## REQUIREMENTS
Set down the data below without change, skipping the pictures it holds.

## MATERIAL

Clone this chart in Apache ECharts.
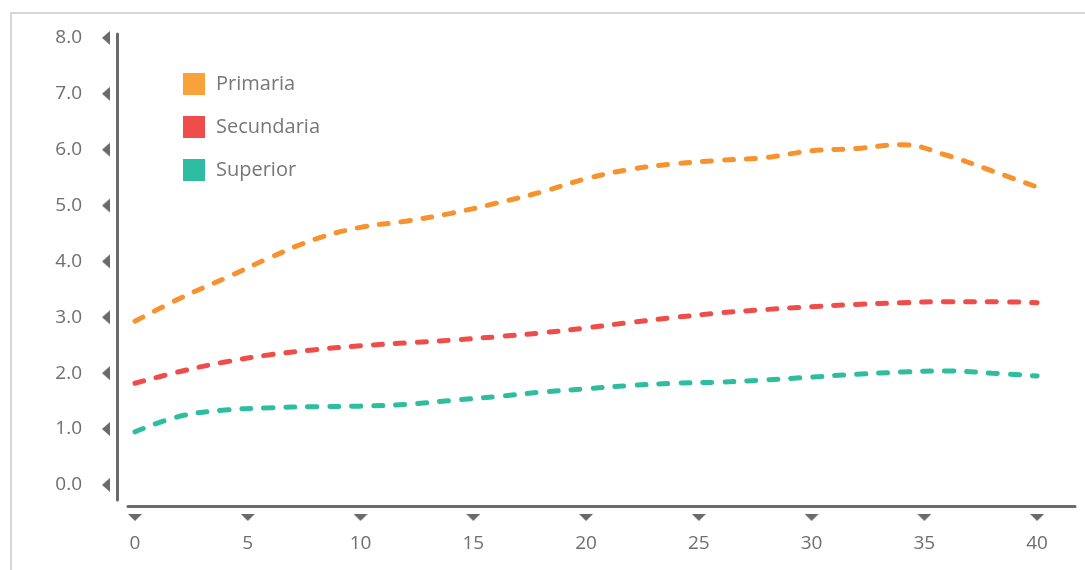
<!DOCTYPE html>
<html>
<head>
<meta charset="utf-8">
<script src="https://cdn.jsdelivr.net/npm/echarts@6/dist/echarts.min.js"></script>
<style>
html,body{margin:0;padding:0;background:#fff;}
#chart{width:1085px;height:570px;}
</style>
</head>
<body>
<div id="chart"></div>
<script>
// ---- data ----
const xValues = [0, 2, 4, 6, 8, 10, 12, 14, 16, 18, 20, 22, 24, 26, 28, 30, 32, 34, 36, 38, 40];
const primaria = [2.93, 3.34, 3.70, 4.07, 4.40, 4.61, 4.72, 4.86, 5.04, 5.24, 5.48, 5.65, 5.75, 5.81, 5.86, 5.98, 6.02, 6.09, 5.90, 5.62, 5.33];
const secundaria = [1.82, 2.03, 2.20, 2.33, 2.42, 2.49, 2.54, 2.59, 2.65, 2.72, 2.81, 2.91, 3.00, 3.08, 3.14, 3.19, 3.23, 3.26, 3.28, 3.28, 3.26];
const superior = [0.95, 1.23, 1.34, 1.38, 1.40, 1.41, 1.44, 1.51, 1.58, 1.66, 1.72, 1.78, 1.82, 1.84, 1.88, 1.93, 1.98, 2.02, 2.04, 2.00, 1.95];
const seriesNames = ['Primaria', 'Secundaria', 'Superior'];
const xTicks = [0, 5, 10, 15, 20, 25, 30, 35, 40];
const yTicks = [0, 1, 2, 3, 4, 5, 6, 7, 8];

// ---- styles ----
const lineColors = ['#F7922E', '#EF4D4A', '#2EBD9F'];
const legendColors = ['#F9A13B', '#EF4D4B', '#2EBCA3'];
const axisColor = '#6a6a6a';
const textColor = '#6e6e6e';
const fontFamily = '"Open Sans", "Noto Sans", sans-serif';

function triangle(w, h, dir) {
  const c = document.createElement('canvas');
  c.width = w; c.height = h;
  const g = c.getContext('2d');
  g.fillStyle = axisColor;
  g.beginPath();
  if (dir === 'left') { g.moveTo(w, 0); g.lineTo(0, h / 2); g.lineTo(w, h); }
  else { g.moveTo(0, 0); g.lineTo(w, 0); g.lineTo(w / 2, h); }
  g.closePath(); g.fill();
  return c;
}
const triLeft = triangle(8, 14, 'left');
const triDown = triangle(14, 7, 'down');

const pairs = arr => xValues.map((x, i) => [x, arr[i]]);
const allData = [primaria, secundaria, superior];

const chart = echarts.init(document.getElementById('chart'));
chart.setOption({
  animation: false,
  backgroundColor: '#fff',
  textStyle: { fontFamily },
  graphic: [{
    type: 'rect', silent: true,
    shape: { x: 11, y: 13, width: 1200, height: 700 },
    style: { fill: 'none', stroke: '#d6d6d6', lineWidth: 2 }
  }],
  legend: {
    orient: 'vertical', left: 183, top: 73, padding: 0,
    itemWidth: 22, itemHeight: 22, itemGap: 21, icon: 'rect',
    textStyle: { fontSize: 20, color: '#777', fontFamily, padding: [0, 0, 0, 6] },
    data: seriesNames.map((n, i) => ({ name: n, itemStyle: { color: legendColors[i] } }))
  },
  grid: { left: 128, right: 10, top: 34, bottom: 70 },
  xAxis: {
    type: 'value', min: -0.31, max: 41.68, offset: 6,
    axisLine: { show: true, onZero: false, lineStyle: { color: axisColor, width: 3 } },
    axisTick: { show: false }, splitLine: { show: false },
    axisLabel: {
      customValues: xTicks, margin: 8,
      formatter: v => '{t|}\n{v|' + v + '}',
      rich: {
        t: { width: 14, height: 7, backgroundColor: { image: triDown } },
        v: { fontSize: 19, color: textColor, fontFamily, lineHeight: 46 }
      }
    }
  },
  yAxis: {
    type: 'value', min: -0.27, max: 8.07, offset: 11,
    axisLine: { show: true, onZero: false, lineStyle: { color: axisColor, width: 3 } },
    axisTick: { show: false }, splitLine: { show: false },
    axisLabel: {
      customValues: yTicks, margin: 7,
      formatter: v => '{v|' + v.toFixed(1) + '}{t|}',
      rich: {
        t: { width: 8, height: 14, backgroundColor: { image: triLeft } },
        v: { fontSize: 19, color: textColor, fontFamily, padding: [0, 20, 0, 0] }
      }
    }
  },
  series: seriesNames.map((n, i) => ({
    name: n, type: 'line', smooth: 0.4, showSymbol: false, symbol: 'none',
    data: pairs(allData[i]),
    itemStyle: { color: legendColors[i] },
    lineStyle: { color: lineColors[i], width: 5, type: [9, 13], cap: 'round' }
  }))
});
</script>
</body>
</html>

## WRITTEN SOLUTION
Clone this chart in Apache ECharts.
<!DOCTYPE html>
<html>
<head>
<meta charset="utf-8">
<script src="https://cdn.jsdelivr.net/npm/echarts@6/dist/echarts.min.js"></script>
<style>
html,body{margin:0;padding:0;background:#fff;}
#chart{width:1085px;height:570px;}
</style>
</head>
<body>
<div id="chart"></div>
<script>
// ---- data ----
const xValues = [0, 2, 4, 6, 8, 10, 12, 14, 16, 18, 20, 22, 24, 26, 28, 30, 32, 34, 36, 38, 40];
const primaria = [2.93, 3.34, 3.70, 4.07, 4.40, 4.61, 4.72, 4.86, 5.04, 5.24, 5.48, 5.65, 5.75, 5.81, 5.86, 5.98, 6.02, 6.09, 5.90, 5.62, 5.33];
const secundaria = [1.82, 2.03, 2.20, 2.33, 2.42, 2.49, 2.54, 2.59, 2.65, 2.72, 2.81, 2.91, 3.00, 3.08, 3.14, 3.19, 3.23, 3.26, 3.28, 3.28, 3.26];
const superior = [0.95, 1.23, 1.34, 1.38, 1.40, 1.41, 1.44, 1.51, 1.58, 1.66, 1.72, 1.78, 1.82, 1.84, 1.88, 1.93, 1.98, 2.02, 2.04, 2.00, 1.95];
const seriesNames = ['Primaria', 'Secundaria', 'Superior'];
const xTicks = [0, 5, 10, 15, 20, 25, 30, 35, 40];
const yTicks = [0, 1, 2, 3, 4, 5, 6, 7, 8];

// ---- styles ----
const lineColors = ['#F7922E', '#EF4D4A', '#2EBD9F'];
const legendColors = ['#F9A13B', '#EF4D4B', '#2EBCA3'];
const axisColor = '#6a6a6a';
const textColor = '#6e6e6e';
const fontFamily = '"Open Sans", "Noto Sans", sans-serif';

function triangle(w, h, dir) {
  const c = document.createElement('canvas');
  c.width = w; c.height = h;
  const g = c.getContext('2d');
  g.fillStyle = axisColor;
  g.beginPath();
  if (dir === 'left') { g.moveTo(w, 0); g.lineTo(0, h / 2); g.lineTo(w, h); }
  else { g.moveTo(0, 0); g.lineTo(w, 0); g.lineTo(w / 2, h); }
  g.closePath(); g.fill();
  return c;
}
const triLeft = triangle(8, 14, 'left');
const triDown = triangle(14, 7, 'down');

const pairs = arr => xValues.map((x, i) => [x, arr[i]]);
const allData = [primaria, secundaria, superior];

const chart = echarts.init(document.getElementById('chart'));
chart.setOption({
  animation: false,
  backgroundColor: '#fff',
  textStyle: { fontFamily },
  graphic: [{
    type: 'rect', silent: true,
    shape: { x: 11, y: 13, width: 1200, height: 700 },
    style: { fill: 'none', stroke: '#d6d6d6', lineWidth: 2 }
  }],
  legend: {
    orient: 'vertical', left: 183, top: 73, padding: 0,
    itemWidth: 22, itemHeight: 22, itemGap: 21, icon: 'rect',
    textStyle: { fontSize: 20, color: '#777', fontFamily, padding: [0, 0, 0, 6] },
    data: seriesNames.map((n, i) => ({ name: n, itemStyle: { color: legendColors[i] } }))
  },
  grid: { left: 128, right: 10, top: 34, bottom: 70 },
  xAxis: {
    type: 'value', min: -0.31, max: 41.68, offset: 6,
    axisLine: { show: true, onZero: false, lineStyle: { color: axisColor, width: 3 } },
    axisTick: { show: false }, splitLine: { show: false },
    axisLabel: {
      customValues: xTicks, margin: 8,
      formatter: v => '{t|}\n{v|' + v + '}',
      rich: {
        t: { width: 14, height: 7, backgroundColor: { image: triDown } },
        v: { fontSize: 19, color: textColor, fontFamily, lineHeight: 46 }
      }
    }
  },
  yAxis: {
    type: 'value', min: -0.27, max: 8.07, offset: 11,
    axisLine: { show: true, onZero: false, lineStyle: { color: axisColor, width: 3 } },
    axisTick: { show: false }, splitLine: { show: false },
    axisLabel: {
      customValues: yTicks, margin: 7,
      formatter: v => '{v|' + v.toFixed(1) + '}{t|}',
      rich: {
        t: { width: 8, height: 14, backgroundColor: { image: triLeft } },
        v: { fontSize: 19, color: textColor, fontFamily, padding: [0, 20, 0, 0] }
      }
    }
  },
  series: seriesNames.map((n, i) => ({
    name: n, type: 'line', smooth: 0.4, showSymbol: false, symbol: 'none',
    data: pairs(allData[i]),
    itemStyle: { color: legendColors[i] },
    lineStyle: { color: lineColors[i], width: 5, type: [9, 13], cap: 'round' }
  }))
});
</script>
</body>
</html>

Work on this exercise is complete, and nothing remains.